No change of venue, Delhi T20I versus Bangladesh to go as per schedule despite poor air quality: Report
With degrading air quality in Delhi/NCR, questions have arisen regarding the scheduled first T20I between India and Bangladesh at the Arun Jaitely Stadium in New Delhi. Many environmentalists and former cricketers have asked the Board of Control for Cricket in India (BCCI) to shift the match from Delhi given the current state of pollution in the national capital. However, the three-match series opener against Bangladesh is set to go as per schedule and the preparations are going in full flow for the highly-anticipated match.
Delhi/NCR’s air quality has taken a hit post Diwali and the doctors have asked everyone to take several precautions to tackle the poor air quality in national capital. According to the Central Pollution Control Board, the air quantity index was recorded at 416 at 11 am on October 30. And it is a big no when it comes to playing outdoor sports under such hazardous circumstances.
According to a report, a DDCA official has said that there has been no communication from BCCI’s end in relation to shifting the venue from Delhi. He added that the preparations are going as per schedule and the broadcasters are set to arrive on Thursday.
“Yes we heard about the letter but there has been no such communication from BCCI’s end. In fact, we have been told to carry on with preparations for Sunday’s match. The broadcasters are set to arrive tomorrow (Thursday),” the DDCA official said while adding, “the air quality generally deteriorates here at this time, it is a known fact but I don’t think that will cause problems to the players this time,” the official added.
Earlier, noted environmentalists had written to the newly-appointed BCCI president Sourav Ganguly requesting him to shift the series opener to a different venue. Former Indian cricketer Gautam Gambhir has also voiced his concern regarding the degrading air quality in the national capital.
“In the light of extreme pollution in Delhi, we would like to request you to consider shifting the venue for the first T20 outside of Delhi.

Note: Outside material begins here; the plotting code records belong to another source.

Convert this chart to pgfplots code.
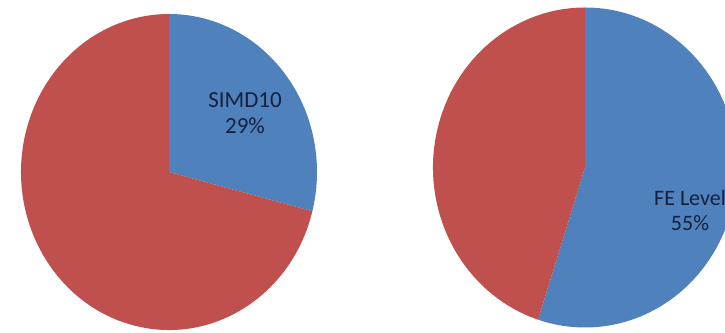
\documentclass[border=0pt]{standalone}
\usepackage{pgfplots}
\pgfplotsset{compat=1.18}
\usepackage{fontspec}
\setmainfont{Carlito}
\definecolor{pieblue}{HTML}{4F81BD}
\definecolor{piered}{HTML}{C0504D}
\definecolor{labtxt}{HTML}{14213D}
% data (percent of blue slice)
\def\leftBlue{29}
\def\rightBlue{55}
\pgfmathsetmacro{\leftEnd}{90-3.6*\leftBlue}
\pgfmathsetmacro{\rightEnd}{90-3.6*\rightBlue}
\begin{document}
\begin{tikzpicture}
\begin{axis}[
  scale only axis, width=725bp, height=333bp,
  xmin=0, xmax=725, ymin=0, ymax=333,
  hide axis, clip=true,
]
% left pie
\fill[pieblue] (axis cs:169,161) -- ++(90:148bp and 158bp)
  arc[start angle=90, end angle=\leftEnd, x radius=148bp, y radius=158bp] -- cycle;
\fill[piered] (axis cs:169,161) -- ++(\leftEnd:148bp and 158bp)
  arc[start angle=\leftEnd, end angle=-270, x radius=148bp, y radius=158bp] -- cycle;
% right pie
\fill[pieblue] (axis cs:585,165.5) -- ++(90:152bp and 160bp)
  arc[start angle=90, end angle=\rightEnd, x radius=152bp, y radius=160bp] -- cycle;
\fill[piered] (axis cs:585,165.5) -- ++(\rightEnd:152bp and 160bp)
  arc[start angle=\rightEnd, end angle=-270, x radius=152bp, y radius=160bp] -- cycle;
\node[text=labtxt, font=\fontsize{23bp}{26bp}\selectfont, align=center] at (axis cs:245,220) {SIMD10\\29\%};
\node[text=labtxt, font=\fontsize{22bp}{25bp}\selectfont, align=center] at (axis cs:690,123) {FE Level\\55\%};
\end{axis}
\pgfresetboundingbox
\useasboundingbox (current axis.south west) rectangle (current axis.north east);
\end{tikzpicture}
\end{document}
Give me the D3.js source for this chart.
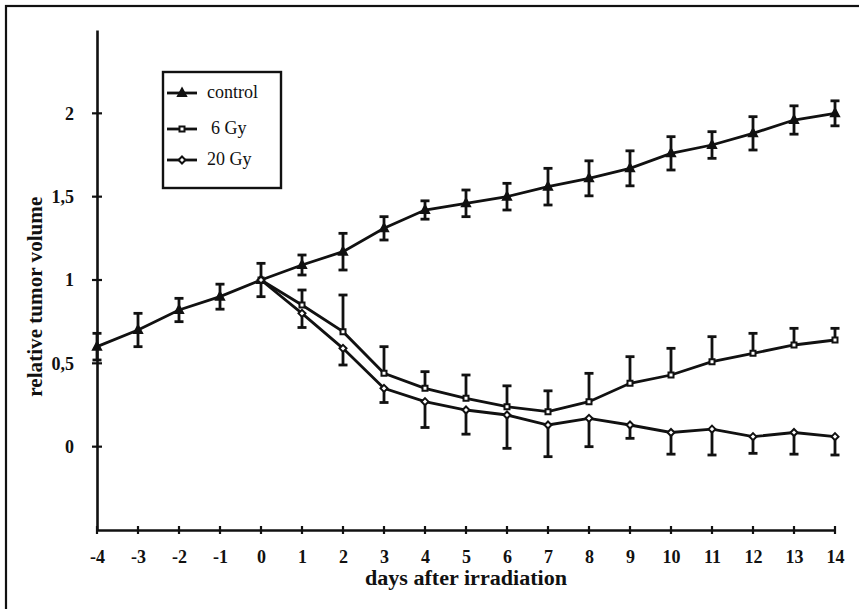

Making our cricketers play a physically demanding sport for 3-4 hours in Delhi’s toxic air will end up doing more damage to our cricket team’s health in the long run,” Jyoti Pande of Care For Air and Ravina Raj Kohli of My Right To Breathe said in the letter.
NOTE: AQI between 0-50 is considered “good”, 51-100 “satisfactory”, 101-200 “moderate”, 201-300 “poor”, 301-400 “very poor”, and 401-500 “severe”. Above 500 is “severe-plus emergency” category.